Gurkhas should not have a general right to settle in the UK
The government appears about to grant all ex-Gurkhas the right to settle in the United Kingdom.
Despite the hullabaloo led by Joanna Lumley, the government was right to resist this step which will open another huge hole in our immigration defences. The same lawyers who have been orchestrating the Gurkhas’ campaign are poised to do the same for the next group they alight on, probably the Fijians of whom there are over 2000 in the British Army.
This step will deprive one of the poorest countries of the world of their own trained men and remittances from Britain to pensioner Gurkhas resettled back in their homeland, Nepal, at the end of their service with the British Army. The move will also break the spirit of the 1947 tripartite agreement between India, Nepal and the UK, which provides specifically for the Gurkhas to go back to Nepal at the end of their service with the Indian or British Armies.

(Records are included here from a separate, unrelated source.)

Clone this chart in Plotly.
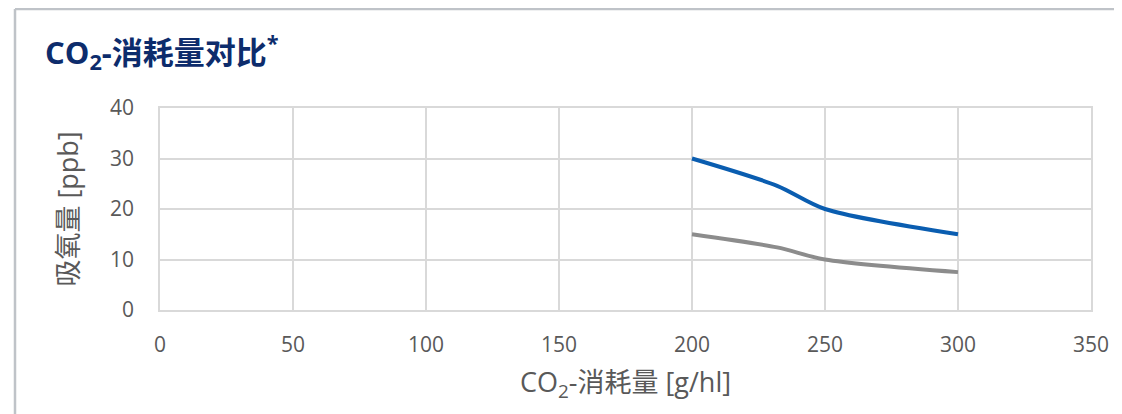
import plotly.graph_objects as go

x_vals = [200, 232, 250, 300]
blue_vals = [30, 24.6, 20, 15]
gray_vals = [15, 12.4, 10, 7.5]
x_ticks = [0, 50, 100, 150, 200, 250, 300, 350]
y_ticks = [0, 10, 20, 30, 40]

FONT = "Open Sans, Noto Sans CJK SC, sans-serif"
W, H = 1122, 414
OFF = 7  # page body offset
ml, mr, mt, mb = 159 - OFF, 39, 107 - OFF, 112
pw, ph = W - ml - mr, H - mt - mb

fig = go.Figure()
fig.add_trace(go.Scatter(x=x_vals, y=blue_vals, mode="lines",
                         line=dict(color="#0A5DB0", width=4, shape="spline", smoothing=0.8),
                         showlegend=False))
fig.add_trace(go.Scatter(x=x_vals, y=gray_vals, mode="lines",
                         line=dict(color="#8C8C8C", width=4, shape="spline", smoothing=0.8),
                         showlegend=False))

grid = "#D9D9D9"
fig.update_layout(
    width=W, height=H,
    margin=dict(l=ml, r=mr, t=mt, b=mb),
    paper_bgcolor="white", plot_bgcolor="white",
    font=dict(family=FONT, color="#595959", size=21),
    title=dict(text="<b>CO<sub>2</sub>-消耗量对比<sup>*</sup></b>",
               font=dict(family=FONT, size=31, color="#0D2C6C"),
               xref="container", x=(44 - OFF) / W, xanchor="left",
               yref="container", y=1 - (52 - OFF) / H, yanchor="middle"),
    xaxis=dict(range=[0, 350], tickvals=x_ticks, showgrid=True, gridcolor=grid, gridwidth=1.5,
               zeroline=False, showline=True, linecolor=grid, linewidth=1.5, mirror=True,
               ticks="", ticklabelstandoff=15, tickfont=dict(size=21, color="#595959"),
               title=dict(text="CO<sub>2</sub>-消耗量 [g/hl]", font=dict(size=27, color="#595959"),
                          standoff=16)),
    yaxis=dict(range=[0, 40], tickvals=y_ticks, showgrid=True, gridcolor=grid, gridwidth=1.5,
               zeroline=False, showline=True, linecolor=grid, linewidth=1.5, mirror=True,
               ticks="", ticklabelstandoff=20, tickfont=dict(size=21, color="#595959"),
               title=dict(text="吸氧量 [ppb]", font=dict(size=27, color="#595959"),
                          standoff=24)),
)

# outer frame (top and left edges)
bc = "#BFC3C8"
top_y = (H - mb - 1) / ph
left_x = (14 - OFF - ml) / pw
fig.add_shape(type="line", xref="paper", yref="paper",
              x0=left_x, x1=(W - ml) / pw, y0=top_y, y1=top_y,
              line=dict(color=bc, width=2.5))
fig.add_shape(type="line", xref="paper", yref="paper",
              x0=left_x, x1=left_x, y0=top_y, y1=-mb / ph,
              line=dict(color=bc, width=2.5))

fig.write_html("out.html")
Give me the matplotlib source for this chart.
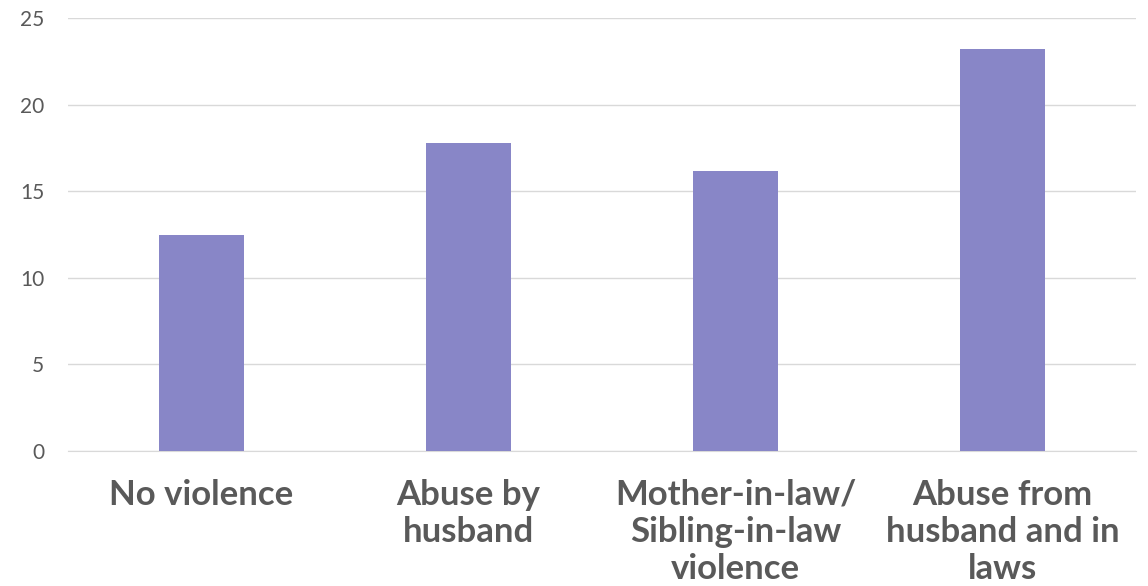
import matplotlib
matplotlib.use("Agg")
import matplotlib.pyplot as plt

categories = ["No violence", "Abuse by\nhusband", "Mother-in-law/\nSibling-in-law\nviolence", "Abuse from\nhusband and in\nlaws"]
values = [12.45, 17.8, 16.15, 23.2]
yticks = [0, 5, 10, 15, 20, 25]

plt.rcParams['font.family'] = ['Lato', 'DejaVu Sans']
fig = plt.figure(figsize=(11.48, 5.86), dpi=100)
ax = fig.add_axes([68/1148, (586-451)/586, (1136-68)/1148, (451-18)/586])
x = range(len(categories))
ax.bar(x, values, width=0.315, color="#8886C7", zorder=3)
ax.set_xlim(-0.5, len(categories) - 0.5)
ax.set_ylim(0, 25)
ax.set_yticks(yticks)
ax.set_yticklabels([str(t) for t in yticks], color="#595959", fontsize=15)
ax.yaxis.grid(True, color="#D9D9D9", linewidth=1, zorder=0)
ax.tick_params(axis='y', length=0, pad=17)
ax.tick_params(axis='x', length=0, pad=20)
ax.set_xticks(list(x))
ax.set_xticklabels(categories, fontsize=25, fontweight='bold', color="#595959", va='top', linespacing=1.2)
for s in ['top', 'right', 'left']:
    ax.spines[s].set_visible(False)
ax.spines['bottom'].set_color("#D9D9D9")
ax.set_axisbelow(True)
fig.savefig("out.png", dpi=100)
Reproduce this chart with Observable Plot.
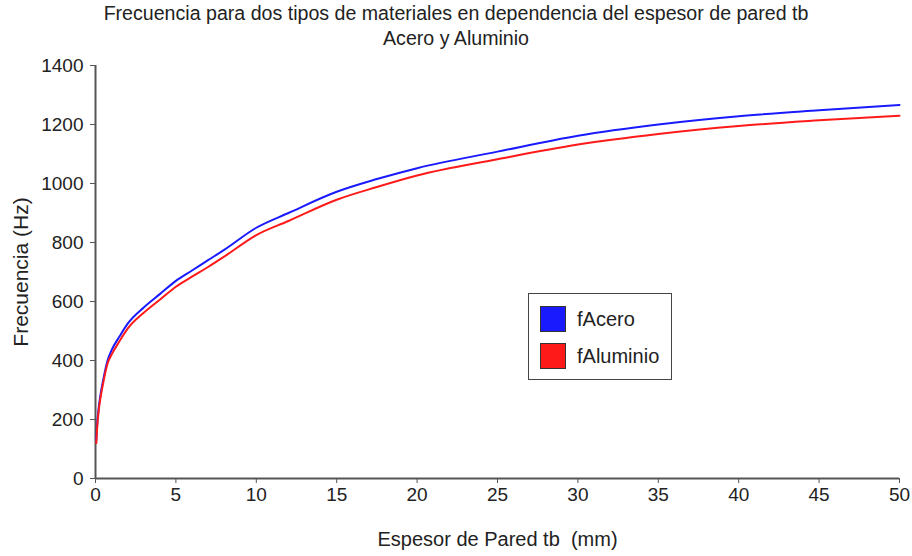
<!DOCTYPE html>
<html>
<head>
<meta charset="utf-8">
<script src="https://cdn.jsdelivr.net/npm/d3@7"></script>
<script src="https://cdn.jsdelivr.net/npm/@observablehq/plot@0.6"></script>
<style>
  html, body { margin: 0; padding: 0; background: #fff; }
  #wrap { position: relative; width: 912px; height: 556px; font-family: "Liberation Sans", Arial, sans-serif; color: #222; }
  #title { height: 56px; text-align: center; font-size: 19.6px; line-height: 25px; padding-top: 1px; box-sizing: border-box; white-space: nowrap; }
  #legend { position: absolute; left: 528px; top: 293px; width: 144px; height: 87px; border: 1.5px solid #444; box-sizing: border-box; background: #fff; font-size: 20px; }
  .item { position: absolute; left: 11px; display: flex; align-items: center; }
  .sw { width: 26px; height: 26px; border: 1px solid #333; box-sizing: border-box; margin-right: 11px; }
</style>
</head>
<body>
<div id="wrap">
  <div id="title">Frecuencia para dos tipos de materiales en dependencia del espesor de pared tb<br>Acero y Aluminio</div>
  <div id="chart"></div>
  <div id="legend"></div>
</div>
<script>
// Espesor de pared tb (mm)
const tb = [0.05, 0.1, 0.2, 0.3, 0.5, 0.75, 1, 1.5, 2, 3, 4, 5, 6, 7, 8, 10, 12, 15, 17.5, 20, 25, 30, 35, 40, 45, 50];
// Frecuencia (Hz)
const fAcero =    [130, 180, 240, 280, 340, 400, 435, 482, 525, 580, 625, 670, 705, 740, 775, 850, 900, 972, 1015, 1052, 1108, 1162, 1200, 1228, 1248, 1266];
const fAluminio = [120, 170, 230, 270, 330, 390, 420, 466, 508, 562, 606, 650, 684, 717, 752, 825, 873, 945, 988, 1027, 1082, 1132, 1168, 1195, 1214, 1230];
const series = ["fAcero", "fAluminio"];
const colors = ["#1a1aff", "#ff1a1a"];
const yTicks = [0, 200, 400, 600, 800, 1000, 1200, 1400];
const xTicks = [0, 5, 10, 15, 20, 25, 30, 35, 40, 45, 50];

const data = [];
series.forEach((s, si) => {
  const vals = si === 0 ? fAcero : fAluminio;
  tb.forEach((t, i) => data.push({tb: t, f: vals[i], serie: s}));
});

const font = '"Liberation Sans", Arial, sans-serif';
const chart = Plot.plot({
  width: 912,
  height: 500,
  marginTop: 9,
  marginBottom: 78,
  marginLeft: 95,
  marginRight: 13,
  style: {fontFamily: font, fontSize: "19px", color: "#222", background: "#fff"},
  x: {domain: [0, 50]},
  y: {domain: [0, 1400]},
  color: {domain: series, range: colors},
  marks: [
    Plot.axisX({ticks: xTicks, tickSize: 5, tickPadding: 4, stroke: "#555", label: null, fontSize: 19}),
    Plot.axisX({ticks: [], label: "Espesor de Pared tb  (mm)", labelAnchor: "center", labelArrow: "none", labelOffset: 67, fontSize: 20}),
    Plot.axisY({ticks: yTicks, tickSize: 5, tickPadding: 7, stroke: "#555", tickFormat: d3.format("d"), label: null, fontSize: 19}),
    Plot.axisY({ticks: [], label: "Frecuencia (Hz)", labelAnchor: "center", labelArrow: "none", labelOffset: 82, fontSize: 21}),
    Plot.ruleX([0], {y1: 0, y2: 1400, stroke: "#555", strokeWidth: 2}),
    Plot.ruleY([0], {stroke: "#555", strokeWidth: 2}),
    Plot.line(data, {x: "tb", y: "f", z: "serie", stroke: "serie", strokeWidth: 2, curve: "monotone-x"})
  ]
});
document.getElementById("chart").appendChild(chart);

const leg = document.getElementById("legend");
series.forEach((s, i) => {
  const it = document.createElement("div");
  it.className = "item";
  it.style.top = (i === 0 ? 12 : 49) + "px";
  it.innerHTML = `<div class="sw" style="background:${colors[i]}"></div><span>${s}</span>`;
  leg.appendChild(it);
});
</script>
</body>
</html>
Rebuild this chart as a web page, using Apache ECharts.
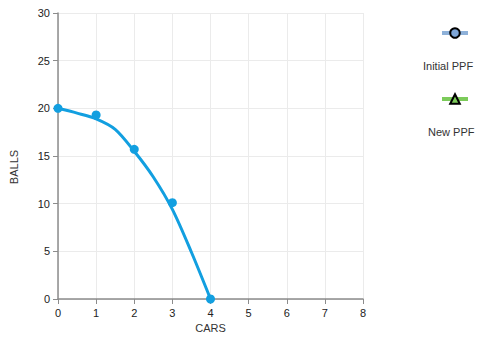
<!DOCTYPE html>
<html>
<head>
<meta charset="utf-8">
<script src="https://cdn.jsdelivr.net/npm/echarts@6/dist/echarts.min.js"></script>
<style>
  html, body { margin: 0; padding: 0; background: #fff; }
  #chart { width: 483px; height: 340px; }
</style>
</head>
<body>
<div id="chart"></div>
<script>
const xTicks = [0, 1, 2, 3, 4, 5, 6, 7, 8]
const yTicks = [0, 5, 10, 15, 20, 25, 30]

// plotted points
const pointCars = [0, 1, 2, 3, 4]
const pointBalls = [20, 19.3, 15.7, 10.1, 0]

// the drawn PPF curve, read along its path
const curveCars = [0, 0.5, 1, 1.5, 2, 2.5, 3, 3.5, 4]
const curveBalls = [20, 19.5, 18.9, 17.8, 15.5, 12.8, 9.4, 4.9, 0]

const legendNames = ['Initial PPF', 'New PPF']

const blue = '#129fe0'
const chart = echarts.init(document.getElementById('chart'), null, { renderer: 'svg' })

const axisLine = { lineStyle: { color: '#8c8c8c', width: 1.5 } }
const font = 'Liberation Sans, Arial, sans-serif'

chart.setOption({
  animation: false,
  textStyle: { fontFamily: font },
  grid: { left: 57, right: 120, top: 13, bottom: 41 },
  legend: [
    {
      data: [legendNames[0]],
      left: 435, top: 22,
      itemWidth: 26, itemHeight: 12,
      formatter: () => '',
      lineStyle: { width: 4 },
      selectedMode: false
    },
    {
      data: [legendNames[1]],
      left: 435, top: 88,
      itemWidth: 26, itemHeight: 12,
      formatter: () => '',
      lineStyle: { width: 4 },
      selectedMode: false
    }
  ],
  graphic: [
    { type: 'text', left: 423, top: 60, style: { text: legendNames[0], font: '11px ' + font, fill: '#333' } },
    { type: 'text', left: 428, top: 126, style: { text: legendNames[1], font: '11px ' + font, fill: '#333' } }
  ],
  xAxis: {
    type: 'value',
    min: xTicks[0], max: xTicks[xTicks.length - 1], interval: 1,
    name: 'CARS', nameLocation: 'middle', nameGap: 20,
    nameTextStyle: { color: '#333', fontSize: 11 },
    axisLine,
    axisTick: { show: true, length: 5, lineStyle: { color: '#8c8c8c' } },
    axisLabel: { color: '#222', fontSize: 11, margin: 8 },
    splitLine: { lineStyle: { color: '#ebebeb' } }
  },
  yAxis: {
    type: 'value',
    min: yTicks[0], max: yTicks[yTicks.length - 1], interval: 5,
    name: 'BALLS', nameLocation: 'middle', nameGap: 39,
    nameTextStyle: { color: '#333', fontSize: 11, padding: [0, 0, 0, -22] },
    axisLine,
    axisTick: { show: true, length: 5, lineStyle: { color: '#8c8c8c' } },
    axisLabel: { color: '#222', fontSize: 11, margin: 8 },
    splitLine: { lineStyle: { color: '#ebebeb' } }
  },
  series: [
    {
      name: 'curve',
      type: 'line',
      data: curveCars.map((c, i) => [c, curveBalls[i]]),
      smooth: 0.3,
      showSymbol: false,
      lineStyle: { color: blue, width: 3 },
      z: 2
    },
    {
      name: 'points',
      type: 'scatter',
      data: pointCars.map((c, i) => [c, pointBalls[i]]),
      symbolSize: 9,
      itemStyle: { color: blue, opacity: 1 },
      z: 3
    },
    {
      name: legendNames[0],
      type: 'line',
      data: [],
      symbol: 'circle',
      symbolSize: 10,
      lineStyle: { color: '#8eb1d9', width: 4 },
      itemStyle: { color: '#7ea6d8', borderColor: '#000', borderWidth: 2 }
    },
    {
      name: legendNames[1],
      type: 'line',
      data: [],
      symbol: 'triangle',
      symbolSize: 10,
      lineStyle: { color: '#7ccb5a', width: 4 },
      itemStyle: { color: '#7ccb5a', borderColor: '#000', borderWidth: 2 }
    }
  ]
})
</script>
</body>
</html>
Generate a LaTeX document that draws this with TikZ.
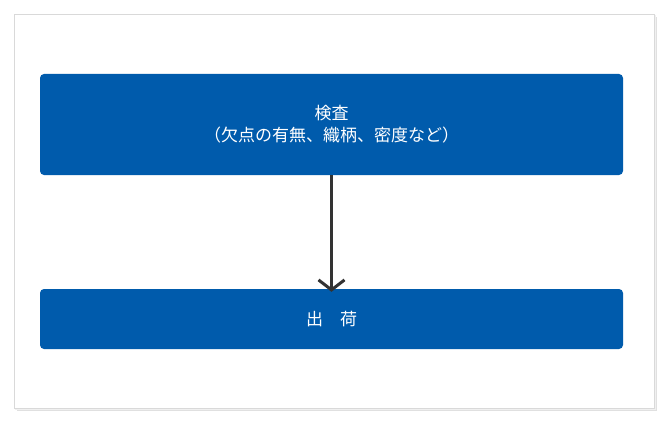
\documentclass[tikz,border=0pt]{standalone}
\usepackage{fontspec}
\newfontfamily\cjk{Noto Sans CJK JP}
\usetikzlibrary{arrows.meta}
\definecolor{boxblue}{HTML}{005BAC}
\definecolor{arr}{HTML}{333333}
\tikzset{stepbox/.style={fill=boxblue,rounded corners=4pt,text=white,font=\cjk\fontsize{17}{22}\selectfont,align=center,minimum width=583pt,inner sep=0pt}}
\begin{document}
\begin{tikzpicture}[x=1pt,y=-1pt]
\useasboundingbox (0,0) rectangle (668,422);
\fill[black!12] (17,17) rectangle (657,411);
\fill[black!6] (15,15) rectangle (656,410);
\fill[white,draw=black!15] (14,14) rectangle (654,408);
\node[stepbox,minimum height=101pt] (a) at (331.5,124.5) {検査\\（欠点の有無、織柄、密度など）};
\node[stepbox,minimum height=60pt] (b) at (331.5,319) {出\hspace{1em}荷};
\draw[arr,line width=3pt,-{Straight Barb[length=10pt,width=26pt,line width=3pt]}] (a.south) -- ([yshift=-3pt]b.north);
\end{tikzpicture}
\end{document}
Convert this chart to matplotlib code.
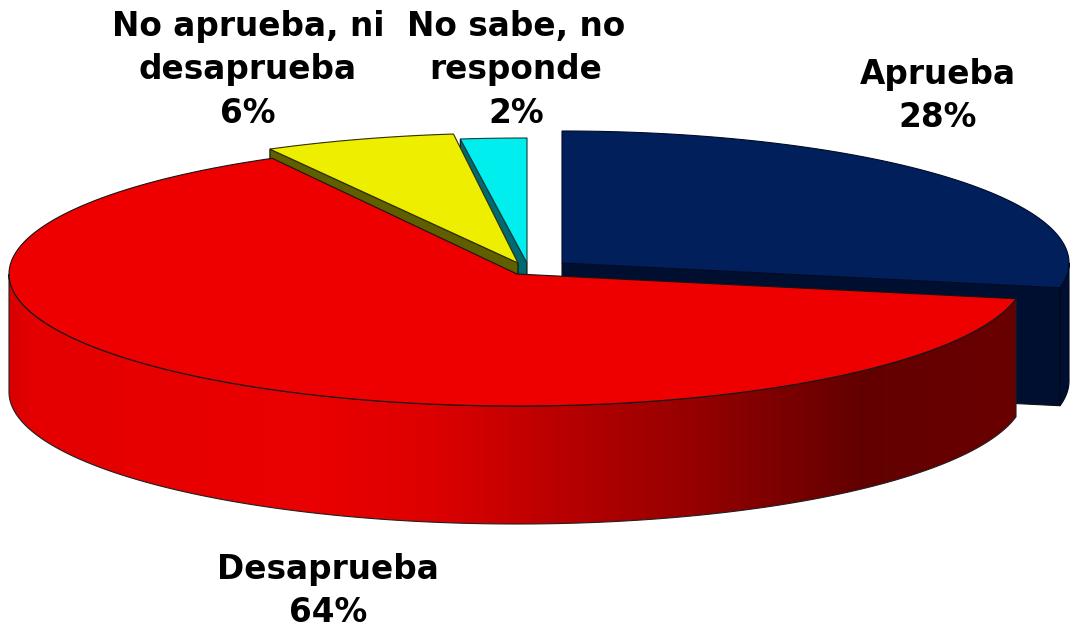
import numpy as np
import matplotlib
matplotlib.use("Agg")
import matplotlib.pyplot as plt
from matplotlib.patches import Polygon
from matplotlib.colors import LinearSegmentedColormap

categories = ["Aprueba", "Desaprueba", "No aprueba, ni\ndesaprueba", "No sabe, no\nresponde"]
values = [28, 64, 6, 2]
face_colors = ["#001F5B", "#EE0000", "#EEEE00", "#00EEEE"]
wall_colors = ["#000F30", "#660000", "#5F5F00", "#006A70"]

W, H = 1075, 634
DEPTH = 118
# centre x, centre y, radius x, radius y for each exploded slice
geom = [(562, 263, 507, 132), (517, 274, 508, 132), (518, 263, 515, 130), (527, 263, 532, 125)]
label_pos = [(938, 96), (328, 591), (248, 70), (516, 70)]

fig = plt.figure(figsize=(W / 100, H / 100), dpi=100)
ax = fig.add_axes([0, 0, 1, 1])
ax.set_axis_off()

fr = np.array(values) / sum(values) * 360
ends = 90 - np.cumsum(fr)
starts = ends + fr


def rim(g, a0, a1, n=240):
    t = np.radians(np.linspace(a0, a1, n))
    return np.c_[g[0] + g[2] * np.cos(t), g[1] - g[3] * np.sin(t)]


def poly(pts, fc, ec="#101010", lw=0.8, z=1):
    p = Polygon(pts, closed=True, facecolor=fc, edgecolor=ec, linewidth=lw, zorder=z)
    ax.add_patch(p)
    return p


def cut_wall(g, angle, color, z):
    apex = np.array([g[0], g[1]])
    e = rim(g, angle, angle, 1)[0]
    poly([apex, e, e + [0, DEPTH], apex + [0, DEPTH]], color, z=z)


def face(g, i, ec, z):
    poly(np.vstack([[g[0], g[1]], rim(g, ends[i], starts[i])]), face_colors[i], ec=ec, z=z)


# Back slices first: cyan and yellow cut walls, then their top faces
cut_wall(geom[3], starts[3], wall_colors[3], 1)
cut_wall(geom[2], starts[2], wall_colors[2], 2)
face(geom[2], 2, "#303000", 3)
face(geom[3], 3, "#104040", 3)

# Blue: cut wall, outer wall, top face
g = geom[0]
cut_wall(g, ends[0], wall_colors[0], 4)
outer = rim(g, ends[0], 0, 40)
poly(np.vstack([outer, (outer + [0, DEPTH])[::-1]]), wall_colors[0], ec="#000A20", z=5)
face(g, 0, "#000A28", 6)

# Red: outer wall with shading, top face
g = geom[1]
cols = LinearSegmentedColormap.from_list(
    "red_wall",
    [(0.0, "#D80000"), (0.02, "#E40000"), (0.30, "#EA0000"), (0.42, "#DD0000"),
     (0.55, "#B80000"), (0.70, "#900000"), (0.85, "#620000"), (1.0, "#6A0000")])
front = rim(g, -180, starts[1])
wall_pts = np.vstack([front, (front + [0, DEPTH])[::-1]])
wall = poly(wall_pts, "none", ec="none", z=7)
x0, x1 = wall_pts[:, 0].min(), wall_pts[:, 0].max()
im = ax.imshow(np.linspace(0, 1, 512)[None, :], cmap=cols, aspect="auto",
               extent=(x0, x1, wall_pts[:, 1].max(), wall_pts[:, 1].min()), zorder=7)
im.set_clip_path(wall)
poly(wall_pts, "none", ec="#202020", z=8)
face(g, 1, "#151515", 9)

for name, v, (x, y) in zip(categories, values, label_pos):
    ax.text(x, y, f"{name}\n{v}%", ha="center", va="center", family="DejaVu Sans",
            fontweight="bold", fontsize=23.6, linespacing=1.42, color="black", zorder=10)

ax.set_xlim(0, W)
ax.set_ylim(H, 0)
fig.savefig("out.png", dpi=100, facecolor="white")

In the 62 years of this agreement until very recently, this resettlement was accepted by all sides, including the Gurkhas themselves who have found service with the British Army so attractive that there are around 50 applications for each place. With an automatic right of settlement in Britain there will be even more, perhaps 100 for each place.
Why does the British public appear to want this? The Gurkhas have been gallant soldiers in the days of the Indian Empire (and still are by all accounts) but that all ended over 60 years ago. Today they stand in exactly the same position in Britain’s service as they do in India’s service or as Fijians do in British service today, i.e. they fight for money with the risk of death or injury. Today’s Gurkhas do not fight for Queen and Country: it’s not their Queen and it’s not their country, how ever much Lumley and co. convince themselves otherwise.